#### THE DATA ####

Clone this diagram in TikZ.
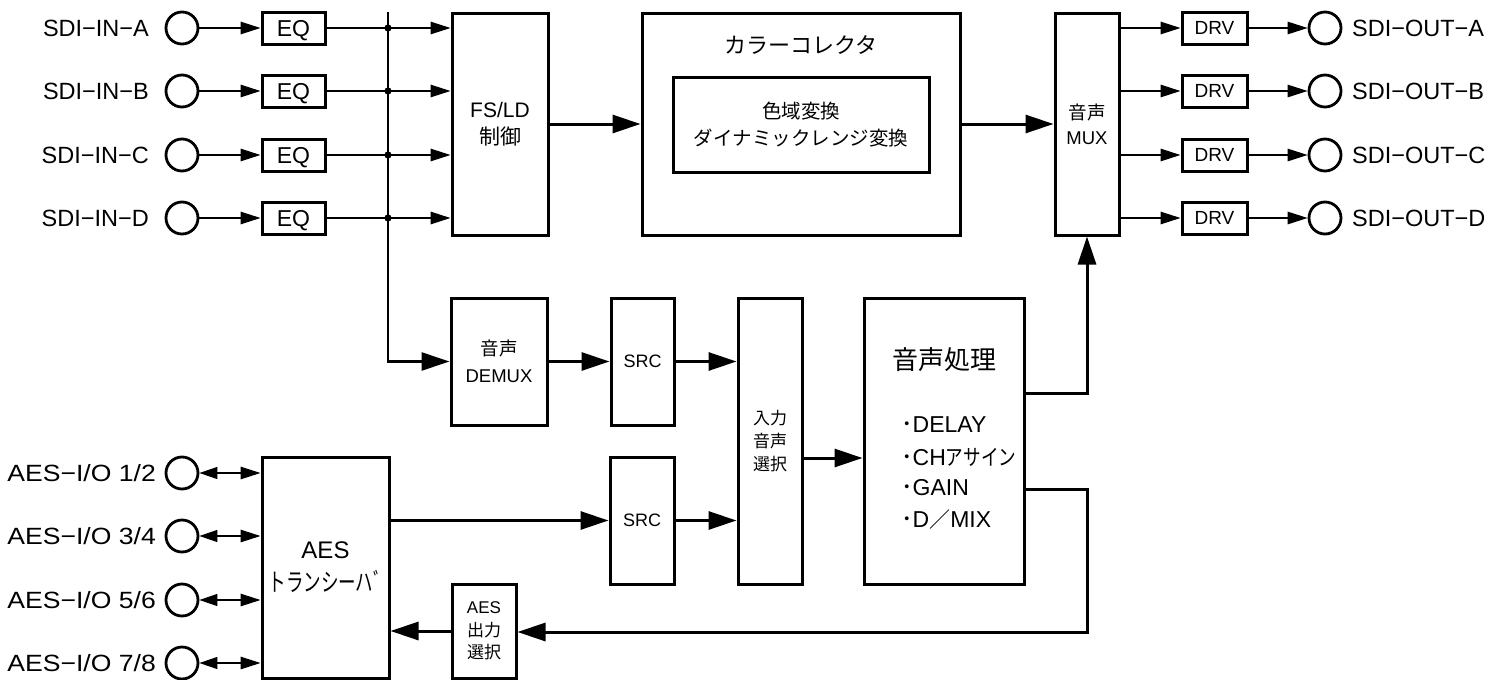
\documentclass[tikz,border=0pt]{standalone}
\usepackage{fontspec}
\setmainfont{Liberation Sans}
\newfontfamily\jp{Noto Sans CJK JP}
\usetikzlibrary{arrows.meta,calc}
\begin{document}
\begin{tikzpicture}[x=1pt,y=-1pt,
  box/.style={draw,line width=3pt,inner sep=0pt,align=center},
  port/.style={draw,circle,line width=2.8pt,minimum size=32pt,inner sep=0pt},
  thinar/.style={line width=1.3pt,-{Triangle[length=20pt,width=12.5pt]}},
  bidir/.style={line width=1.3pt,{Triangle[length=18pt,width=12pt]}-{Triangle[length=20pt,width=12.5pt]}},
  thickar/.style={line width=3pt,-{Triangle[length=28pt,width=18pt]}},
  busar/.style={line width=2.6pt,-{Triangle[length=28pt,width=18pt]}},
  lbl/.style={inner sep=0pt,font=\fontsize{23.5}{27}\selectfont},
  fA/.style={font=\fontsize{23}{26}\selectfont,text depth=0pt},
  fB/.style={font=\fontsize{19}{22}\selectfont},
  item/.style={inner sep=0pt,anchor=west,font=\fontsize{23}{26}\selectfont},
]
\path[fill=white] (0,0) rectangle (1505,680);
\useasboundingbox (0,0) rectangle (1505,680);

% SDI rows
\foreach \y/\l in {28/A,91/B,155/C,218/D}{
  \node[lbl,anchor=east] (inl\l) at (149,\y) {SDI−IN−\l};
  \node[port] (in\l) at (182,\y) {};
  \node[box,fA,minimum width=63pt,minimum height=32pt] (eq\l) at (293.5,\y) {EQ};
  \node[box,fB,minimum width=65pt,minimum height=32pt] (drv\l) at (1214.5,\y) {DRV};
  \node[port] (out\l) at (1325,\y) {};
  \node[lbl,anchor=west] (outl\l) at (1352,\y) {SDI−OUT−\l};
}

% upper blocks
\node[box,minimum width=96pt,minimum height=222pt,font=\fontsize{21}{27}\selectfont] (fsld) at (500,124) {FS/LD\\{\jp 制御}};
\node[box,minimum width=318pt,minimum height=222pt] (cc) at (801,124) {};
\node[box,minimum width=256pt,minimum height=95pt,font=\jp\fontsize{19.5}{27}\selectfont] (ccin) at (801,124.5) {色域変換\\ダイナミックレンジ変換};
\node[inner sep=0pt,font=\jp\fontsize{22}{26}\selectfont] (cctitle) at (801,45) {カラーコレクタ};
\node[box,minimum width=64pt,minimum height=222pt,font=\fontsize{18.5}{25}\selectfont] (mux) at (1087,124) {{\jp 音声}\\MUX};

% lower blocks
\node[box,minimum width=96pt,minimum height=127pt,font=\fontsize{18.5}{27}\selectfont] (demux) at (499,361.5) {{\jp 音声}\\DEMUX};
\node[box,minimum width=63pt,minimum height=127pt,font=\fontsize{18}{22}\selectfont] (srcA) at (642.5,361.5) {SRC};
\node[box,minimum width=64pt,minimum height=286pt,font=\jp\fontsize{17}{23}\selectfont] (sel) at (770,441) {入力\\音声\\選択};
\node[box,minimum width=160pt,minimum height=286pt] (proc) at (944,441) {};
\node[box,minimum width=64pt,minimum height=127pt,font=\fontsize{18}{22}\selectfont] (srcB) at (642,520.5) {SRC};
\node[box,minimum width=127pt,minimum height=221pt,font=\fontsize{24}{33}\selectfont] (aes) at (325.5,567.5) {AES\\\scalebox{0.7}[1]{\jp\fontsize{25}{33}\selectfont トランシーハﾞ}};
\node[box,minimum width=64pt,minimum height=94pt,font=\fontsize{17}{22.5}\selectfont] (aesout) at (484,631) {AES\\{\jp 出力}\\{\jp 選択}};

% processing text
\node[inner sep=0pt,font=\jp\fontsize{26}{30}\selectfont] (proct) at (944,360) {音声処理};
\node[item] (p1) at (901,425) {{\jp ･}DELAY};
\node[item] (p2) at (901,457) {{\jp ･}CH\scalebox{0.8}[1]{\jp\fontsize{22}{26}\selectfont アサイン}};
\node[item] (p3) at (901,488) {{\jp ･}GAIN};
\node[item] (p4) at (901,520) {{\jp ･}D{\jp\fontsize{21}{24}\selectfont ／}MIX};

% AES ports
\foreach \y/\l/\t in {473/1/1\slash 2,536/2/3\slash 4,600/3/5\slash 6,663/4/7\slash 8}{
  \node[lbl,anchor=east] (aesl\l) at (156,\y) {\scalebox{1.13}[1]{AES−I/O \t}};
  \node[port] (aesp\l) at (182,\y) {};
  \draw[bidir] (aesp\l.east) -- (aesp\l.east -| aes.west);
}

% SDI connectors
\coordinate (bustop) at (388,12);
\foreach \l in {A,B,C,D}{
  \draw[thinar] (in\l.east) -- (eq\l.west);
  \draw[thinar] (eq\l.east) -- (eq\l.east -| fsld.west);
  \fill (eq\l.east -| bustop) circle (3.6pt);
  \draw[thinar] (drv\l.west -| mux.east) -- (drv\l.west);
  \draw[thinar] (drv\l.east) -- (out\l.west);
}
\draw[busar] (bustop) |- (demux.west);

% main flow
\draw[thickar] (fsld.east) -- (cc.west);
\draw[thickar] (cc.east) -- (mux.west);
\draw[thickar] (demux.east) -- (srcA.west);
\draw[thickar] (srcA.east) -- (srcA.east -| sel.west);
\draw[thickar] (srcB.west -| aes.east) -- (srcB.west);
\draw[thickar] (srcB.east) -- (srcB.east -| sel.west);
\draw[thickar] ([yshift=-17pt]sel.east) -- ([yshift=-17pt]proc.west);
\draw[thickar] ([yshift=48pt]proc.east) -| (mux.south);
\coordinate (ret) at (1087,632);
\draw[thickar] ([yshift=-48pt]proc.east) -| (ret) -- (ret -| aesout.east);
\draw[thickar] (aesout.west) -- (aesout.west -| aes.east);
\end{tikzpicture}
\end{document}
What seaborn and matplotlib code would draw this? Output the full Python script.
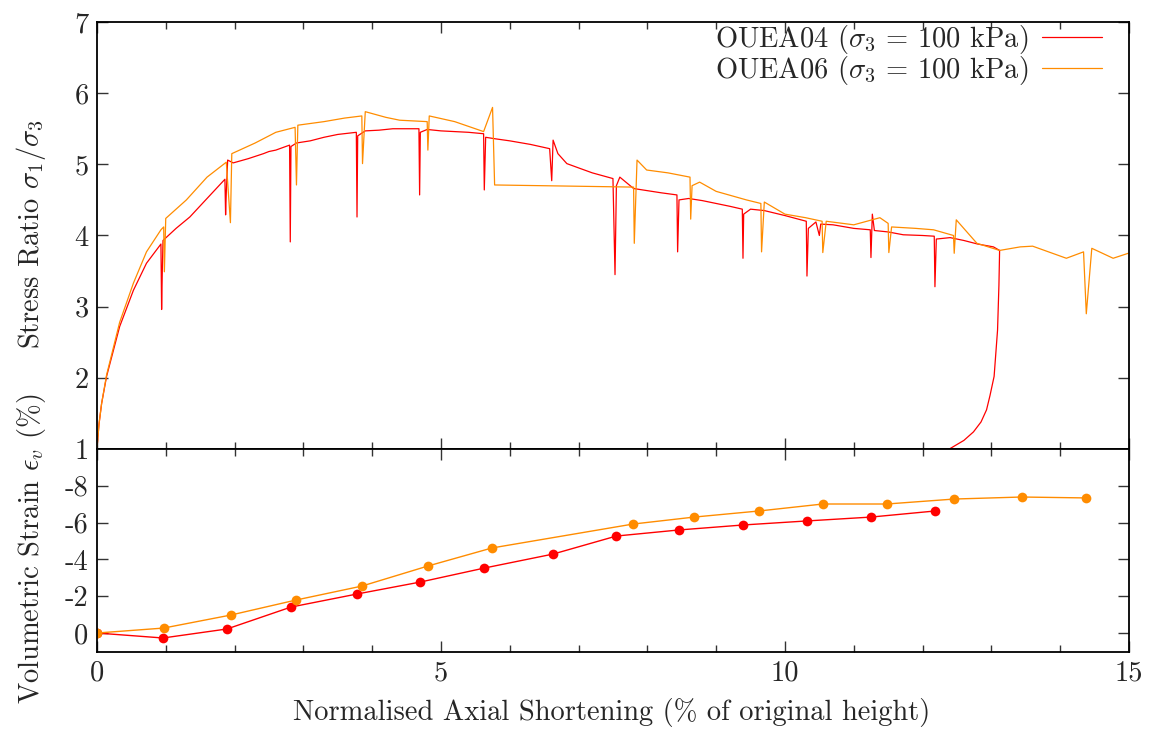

####

_TASK_. Take the records from their first line through the line containing "(mux) at (1087,124)" and please return exactly those lines, both ends included, minus the pictures.

_CORRECT RESULT_.
Clone this diagram in TikZ.
\documentclass[tikz,border=0pt]{standalone}
\usepackage{fontspec}
\setmainfont{Liberation Sans}
\newfontfamily\jp{Noto Sans CJK JP}
\usetikzlibrary{arrows.meta,calc}
\begin{document}
\begin{tikzpicture}[x=1pt,y=-1pt,
  box/.style={draw,line width=3pt,inner sep=0pt,align=center},
  port/.style={draw,circle,line width=2.8pt,minimum size=32pt,inner sep=0pt},
  thinar/.style={line width=1.3pt,-{Triangle[length=20pt,width=12.5pt]}},
  bidir/.style={line width=1.3pt,{Triangle[length=18pt,width=12pt]}-{Triangle[length=20pt,width=12.5pt]}},
  thickar/.style={line width=3pt,-{Triangle[length=28pt,width=18pt]}},
  busar/.style={line width=2.6pt,-{Triangle[length=28pt,width=18pt]}},
  lbl/.style={inner sep=0pt,font=\fontsize{23.5}{27}\selectfont},
  fA/.style={font=\fontsize{23}{26}\selectfont,text depth=0pt},
  fB/.style={font=\fontsize{19}{22}\selectfont},
  item/.style={inner sep=0pt,anchor=west,font=\fontsize{23}{26}\selectfont},
]
\path[fill=white] (0,0) rectangle (1505,680);
\useasboundingbox (0,0) rectangle (1505,680);

% SDI rows
\foreach \y/\l in {28/A,91/B,155/C,218/D}{
  \node[lbl,anchor=east] (inl\l) at (149,\y) {SDI−IN−\l};
  \node[port] (in\l) at (182,\y) {};
  \node[box,fA,minimum width=63pt,minimum height=32pt] (eq\l) at (293.5,\y) {EQ};
  \node[box,fB,minimum width=65pt,minimum height=32pt] (drv\l) at (1214.5,\y) {DRV};
  \node[port] (out\l) at (1325,\y) {};
  \node[lbl,anchor=west] (outl\l) at (1352,\y) {SDI−OUT−\l};
}

% upper blocks
\node[box,minimum width=96pt,minimum height=222pt,font=\fontsize{21}{27}\selectfont] (fsld) at (500,124) {FS/LD\\{\jp 制御}};
\node[box,minimum width=318pt,minimum height=222pt] (cc) at (801,124) {};
\node[box,minimum width=256pt,minimum height=95pt,font=\jp\fontsize{19.5}{27}\selectfont] (ccin) at (801,124.5) {色域変換\\ダイナミックレンジ変換};
\node[inner sep=0pt,font=\jp\fontsize{22}{26}\selectfont] (cctitle) at (801,45) {カラーコレクタ};
\node[box,minimum width=64pt,minimum height=222pt,font=\fontsize{18.5}{25}\selectfont] (mux) at (1087,124) {{\jp 音声}\\MUX};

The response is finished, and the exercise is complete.